Review: You couldn't wish for a more expert duo than Fred Everything and Crazy P mainstay Chris "Hot Toddy" Todd. Either solo or in collaboration with others, they've been responsible for too many fine records to mention over the last two decades. This collaborative affair is rather good, too. "Same Old Sound", a deep, slow-motion nu-boogie number rich in sparkling, glassy-eyed chords, catchy synth-bass, tasty jazz-funk guitars and head-nodding drum machine beats, sounds like a particularly loved-up tribute to Dayton classic "The Sound of Music". This is particularly evident on the original mix, which also boasts a robotic vocoder/talkbox vocal reminiscent of the 1983 classic, but the influence can also be heard on the drowsy, sunshine-friendly "Guitare Dub" version.
Review: Fred Everything, who has appeared on the very best of house labels including 20:20 Vision and Drumpoet Community, teams up with the rising Fred Iveson for a split EP on the US' Lazy Days imprint. Everything's "Gentle As The Sun" is a bouncy and docile house gem for the early morning, a tune which cleansed the soul. Iveson's "Leave Me Here" is similarly placid and soothing but with a more stripped back approach recalling the sorts of percussion sounds heard in many darker minimal tracks.
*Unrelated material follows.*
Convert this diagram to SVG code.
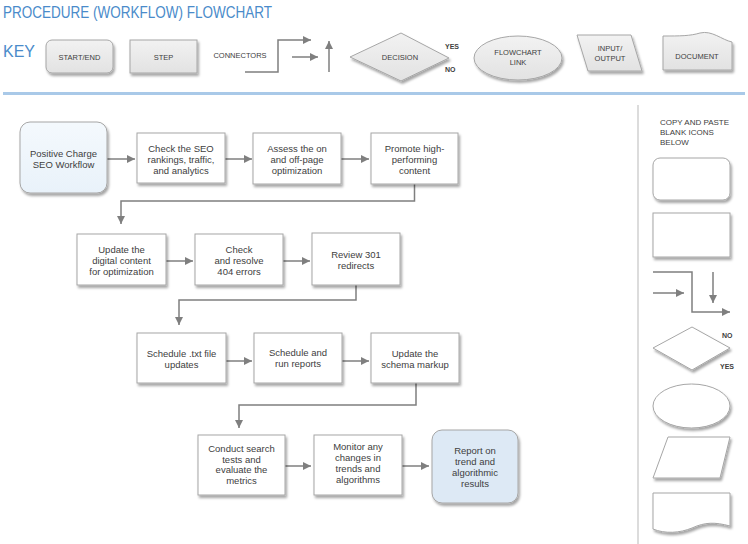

Review: In its original form, Fred Everything's latest collaboration - this time with sugar-voiced British soul man Jinadu - breathes new life into a once mighty variation of deep house: dub house. Rich in sub-heavy dub bass, delay-laden reggae guitars, dreamy chords and UK steppas style drums, it's every bit as good as anything you would have heard in the late '90s or early 2000s. Ian Pooley offers up two contrasting remixes. While the more straight-up deep house vocal take is rather good, we still prefer his 'Dub' revision, which wraps delay-laden synthesizer motifs and head-in-the-clouds electronic flourishes around snappy drums and Fred Everything's killer dub-style bassline.